The disappearance of gay bars in the Boston area signals a change in the city's character and the vibrancy of it's public space. In this piece, Robert David Sullivan argues the change is bad for everyone in the city, gay and straight.
"In all, there were 16 gay bars in Boston and Cambridge, according to Pink Pages directories from 1993 and 1994."
"Today, that number has been cut to less than half. None of the bars I've mentioned are still in business, and most of the city's seven remaining gay-every-night bars have sparse customers for most of the week. (Lesbian bars were never numerous to begin with.) The gay population may have political clout and the right to marry in Massachusetts, but it has fewer and fewer public spaces to call its own."
"The disappearance of places like Buddies and Chaps may sound like a problem limited to gay men, but it is part of a much larger trend reshaping American cities. As gay bars vanish, so go bookstores, diners, and all kinds of spaces that once allowed 'blissful public congregation,' as sociologist Ray Oldenburg described their function in his 1989 book 'The Great Good Place.'"

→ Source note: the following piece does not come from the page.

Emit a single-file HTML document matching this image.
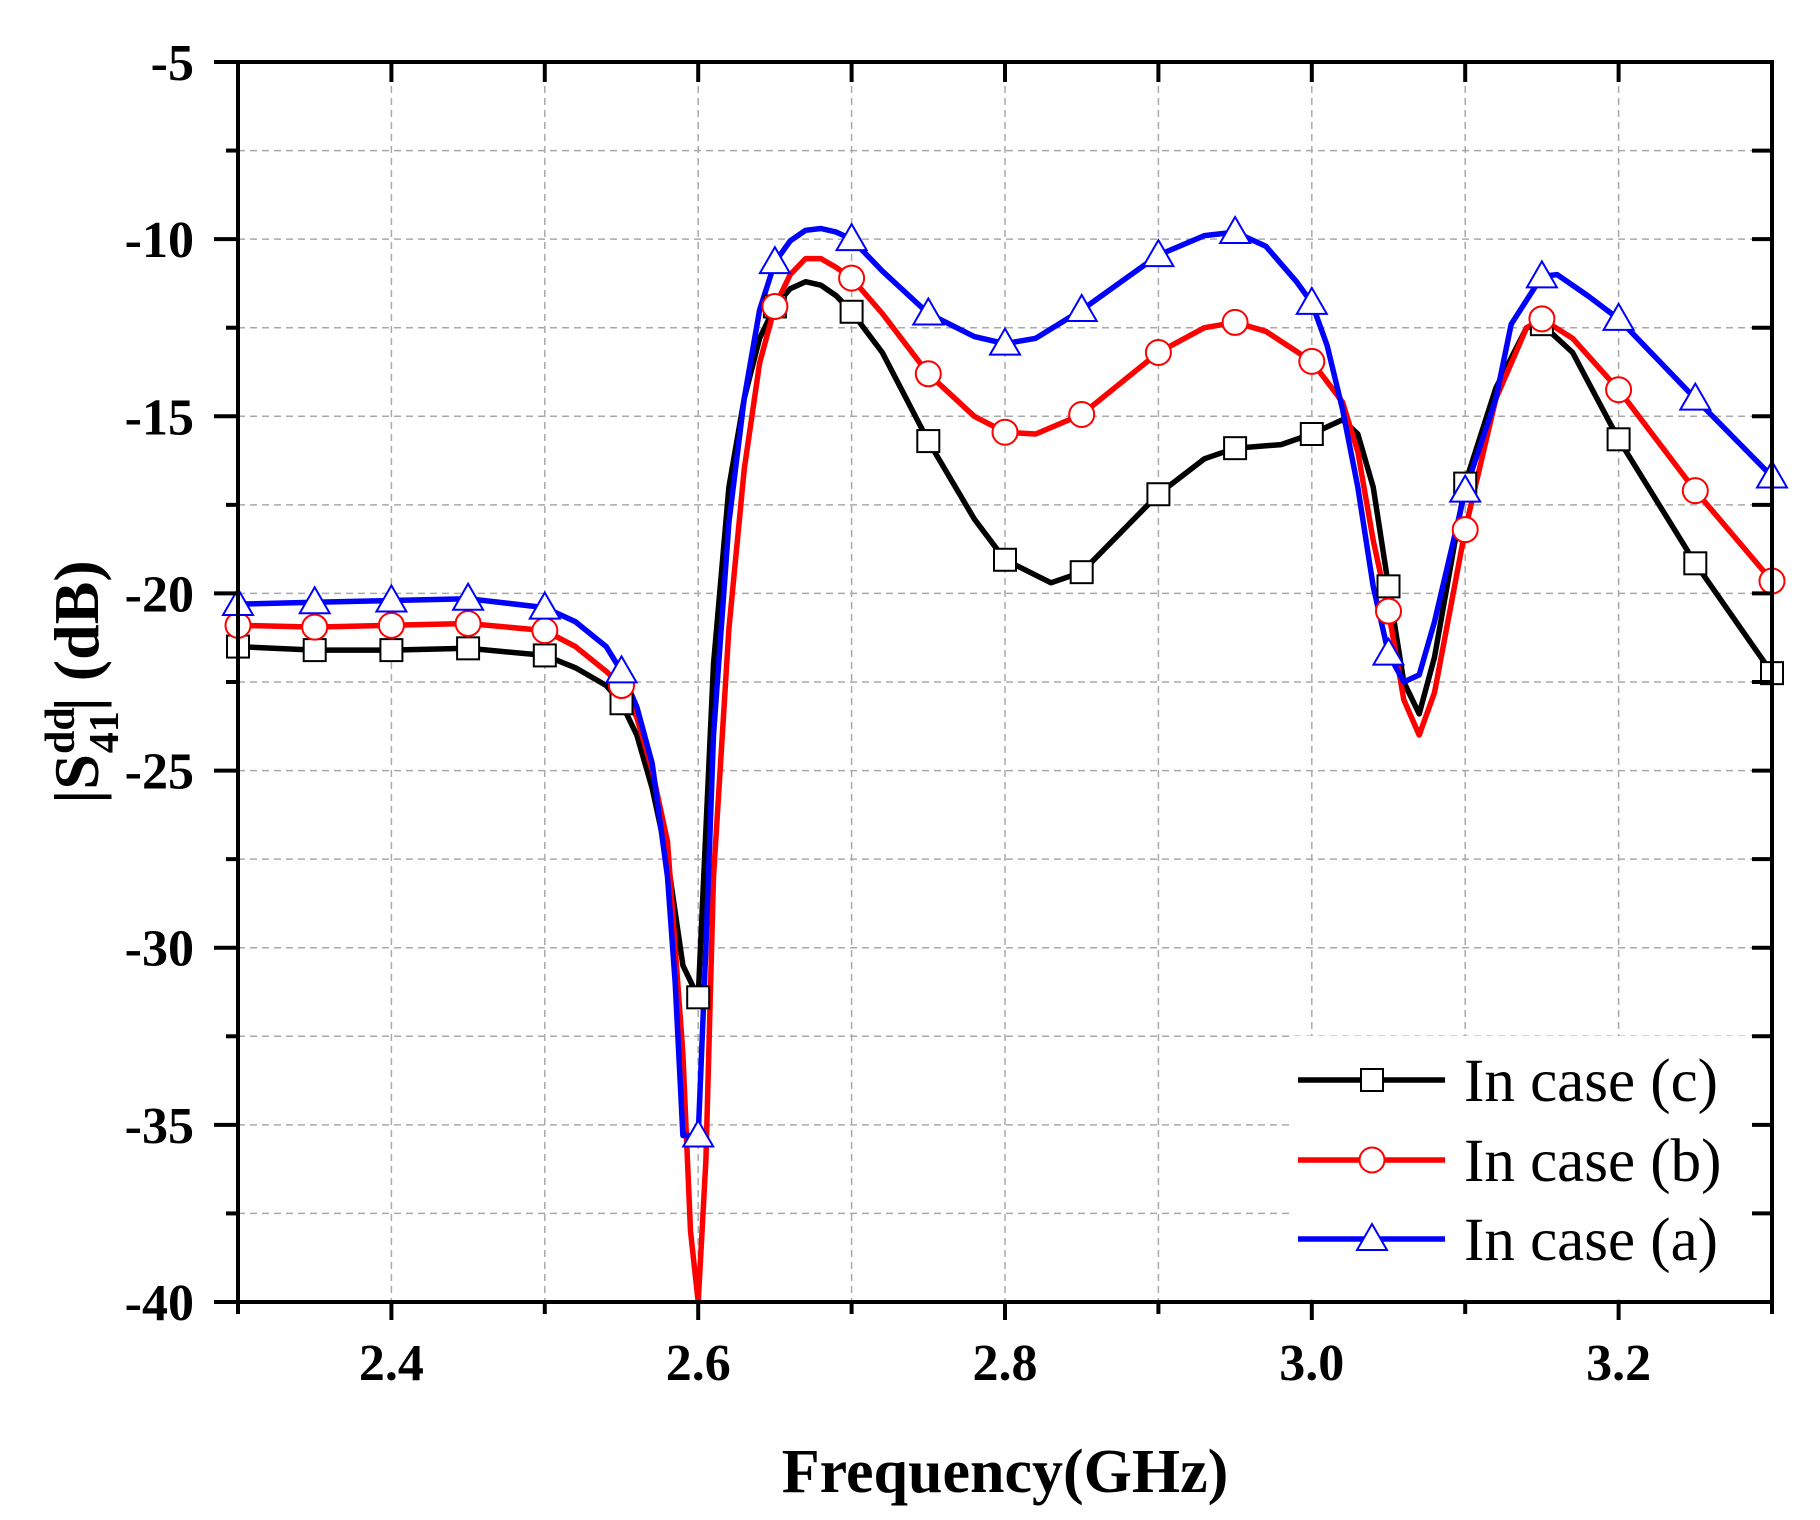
<!DOCTYPE html>
<html><head><meta charset="utf-8"><style>html,body{margin:0;padding:0;background:#fff}svg{display:block}</style></head>
<body>
<svg id="s" width="1820" height="1520" xmlns="http://www.w3.org/2000/svg" font-family="Liberation Serif, serif"></svg>
<script>
const L=238,R=1772,T=62,B=1302;
const X=f=>L+(f-2.3)/1.0*(R-L);
const Y=d=>T+(-5-d)/35*(B-T);
let s='';
for(let i=1;i<10;i++){const x=X(2.3+i*0.1);s+=`<line x1="${x}" y1="${T}" x2="${x}" y2="${B}" stroke="#aaa" stroke-width="1.5" stroke-dasharray="7,5"/>`;}
for(let i=1;i<14;i++){const y=Y(-5-i*2.5);s+=`<line x1="${L}" y1="${y}" x2="${R}" y2="${y}" stroke="#aaa" stroke-width="1.5" stroke-dasharray="7,5"/>`;}
s+=`<rect x="1290" y="1036" width="${R-1290-3}" height="${B-1036-3}" fill="#fff"/>`;
const black=[[2.3,-21.5],[2.35,-21.6],[2.4,-21.6],[2.45,-21.55],[2.5,-21.75],[2.52,-22.1],[2.54,-22.6],[2.55,-23.1],[2.56,-24],[2.57,-25.5],[2.58,-27.5],[2.59,-30.5],[2.6,-31.4],[2.61,-22],[2.62,-17],[2.63,-14.5],[2.64,-12.8],[2.65,-11.9],[2.66,-11.4],[2.67,-11.2],[2.68,-11.3],[2.69,-11.6],[2.7,-12.05],[2.72,-13.2],[2.75,-15.7],[2.78,-17.9],[2.8,-19.05],[2.83,-19.7],[2.85,-19.4],[2.9,-17.2],[2.93,-16.2],[2.95,-15.9],[2.98,-15.8],[3.0,-15.5],[3.02,-15.1],[3.03,-15.5],[3.04,-17],[3.05,-19.8],[3.06,-22.5],[3.07,-23.4],[3.08,-21.8],[3.1,-16.9],[3.12,-14.2],[3.14,-12.5],[3.15,-12.4],[3.17,-13.2],[3.2,-15.65],[3.25,-19.15],[3.3,-22.25]];
const red=[[2.3,-20.9],[2.35,-20.95],[2.4,-20.9],[2.45,-20.85],[2.5,-21.05],[2.52,-21.5],[2.54,-22.2],[2.55,-22.6],[2.56,-23.5],[2.57,-25],[2.58,-27],[2.59,-33],[2.595,-38],[2.6,-40],[2.605,-36],[2.61,-28],[2.62,-21],[2.63,-16.5],[2.64,-13.5],[2.65,-11.9],[2.66,-11],[2.67,-10.55],[2.68,-10.55],[2.69,-10.8],[2.7,-11.1],[2.72,-12.1],[2.75,-13.8],[2.78,-15],[2.8,-15.45],[2.82,-15.5],[2.85,-14.95],[2.9,-13.2],[2.93,-12.5],[2.95,-12.35],[2.97,-12.6],[3.0,-13.45],[3.02,-14.6],[3.03,-16],[3.04,-18.5],[3.05,-20.5],[3.06,-23],[3.07,-24],[3.08,-22.8],[3.1,-18.2],[3.12,-14.5],[3.14,-12.5],[3.15,-12.25],[3.17,-12.8],[3.2,-14.25],[3.25,-17.1],[3.3,-19.65]];
const blue=[[2.3,-20.3],[2.35,-20.25],[2.4,-20.2],[2.45,-20.15],[2.5,-20.4],[2.52,-20.8],[2.54,-21.5],[2.55,-22.2],[2.56,-23.2],[2.57,-24.8],[2.58,-28],[2.585,-31],[2.59,-35.3],[2.6,-35.3],[2.605,-30],[2.61,-24],[2.62,-18],[2.63,-14.5],[2.64,-12],[2.65,-10.65],[2.66,-10.05],[2.67,-9.75],[2.68,-9.7],[2.69,-9.8],[2.7,-10],[2.72,-10.9],[2.75,-12.1],[2.78,-12.75],[2.8,-12.95],[2.82,-12.8],[2.85,-12.0],[2.9,-10.45],[2.93,-9.9],[2.95,-9.8],[2.97,-10.2],[2.99,-11.2],[3.0,-11.8],[3.01,-13],[3.02,-14.8],[3.03,-17],[3.04,-19.8],[3.05,-21.7],[3.06,-22.5],[3.07,-22.3],[3.08,-20.8],[3.1,-17.1],[3.12,-14.5],[3.13,-12.4],[3.15,-11.05],[3.16,-11],[3.18,-11.6],[3.2,-12.25],[3.25,-14.5],[3.3,-16.7]];
function sq(x,y){return `<rect x="${x-11}" y="${y-11}" width="22" height="22" fill="#fff" stroke="#000" stroke-width="2"/>`;}
function ci(x,y){return `<circle cx="${x}" cy="${y}" r="12.5" fill="#fff" stroke="#f00" stroke-width="2"/>`;}
function tr(x,y){return `<polygon points="${x},${y-15} ${x-15},${y+11} ${x+15},${y+11}" fill="#fff" stroke="#00f" stroke-width="2"/>`;}
function series(d,c){
  s+=`<polyline fill="none" stroke="${c}" stroke-width="5.5" stroke-linejoin="round" points="${d.map(p=>X(p[0]).toFixed(1)+','+Y(p[1]).toFixed(1)).join(' ')}"/>`;
}
function marks(d,m){d.forEach(p=>{const k=Math.round(p[0]*100);if(k%5===0&&Math.abs(p[0]*100-k)<1e-6&&p[1]>-39)s+=m(X(p[0]),Y(p[1]));});}
series(black,'#000');series(red,'#f00');series(blue,'#00f');
marks(black,sq);marks(red,ci);marks(blue,tr);
s+=`<rect x="${L}" y="${T}" width="${R-L}" height="${B-T}" fill="none" stroke="#000" stroke-width="4"/>`;
for(let i=0;i<=10;i++){const x=X(2.3+i*0.1);const maj=(i%2==1);
 s+=`<line x1="${x}" y1="${B}" x2="${x}" y2="${B+(maj?18:12)}" stroke="#000" stroke-width="4"/>`;
 s+=`<line x1="${x}" y1="${T}" x2="${x}" y2="${T+20}" stroke="#000" stroke-width="4"/>`;
 if(maj) s+=`<text x="${x}" y="${B+78}" font-size="52" font-weight="bold" text-anchor="middle">${(2.3+i*0.1).toFixed(1)}</text>`;}
for(let i=0;i<=14;i++){const y=Y(-5-i*2.5);const maj=(i%2==0);
 s+=`<line x1="${L}" y1="${y}" x2="${L-(maj?24:12)}" y2="${y}" stroke="#000" stroke-width="4"/>`;
 s+=`<line x1="${R}" y1="${y}" x2="${R-20}" y2="${y}" stroke="#000" stroke-width="4"/>`;
 if(maj) s+=`<text x="194" y="${y+18}" font-size="52" font-weight="bold" text-anchor="end">${-5-i*2.5}</text>`;}
s+=`<text x="${(L+R)/2}" y="1492" font-size="62" font-weight="bold" text-anchor="middle">Frequency(GHz)</text>`;
s+=`<text transform="translate(98,682) rotate(-90)" font-size="64" font-weight="bold" text-anchor="middle">|S<tspan font-size="42" dy="-24">dd</tspan><tspan font-size="42" dx="-46" dy="44">41</tspan><tspan dy="-20">| (dB)</tspan></text>`;
const lg=[['#000',sq,'In case (c)',1080],['#f00',ci,'In case (b)',1160],['#00f',tr,'In case (a)',1239]];
lg.forEach(([c,m,t,y])=>{s+=`<line x1="1298" y1="${y}" x2="1445" y2="${y}" stroke="${c}" stroke-width="5.5"/>`+m(1372,y)+`<text x="1464" y="${y+21}" font-size="61">${t}</text>`;});
document.getElementById('s').innerHTML=s;
</script>
</body></html>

"This change is a serious challenge to the city, which has historically been defined by the breadth and variety of its street-level experience - and the wide diversity of people it threw together. 'City air makes free,' a saying that dates to medieval times, was a favorite of urban-studies pioneer Jane Jacobs. But as a wide range of gay bars dwindles to a handful of survivors - and the city's diners, indie bookstores, and dive bars yield to high rents and shifting patterns of commerce - that air is becoming the province of an increasingly narrow set of people."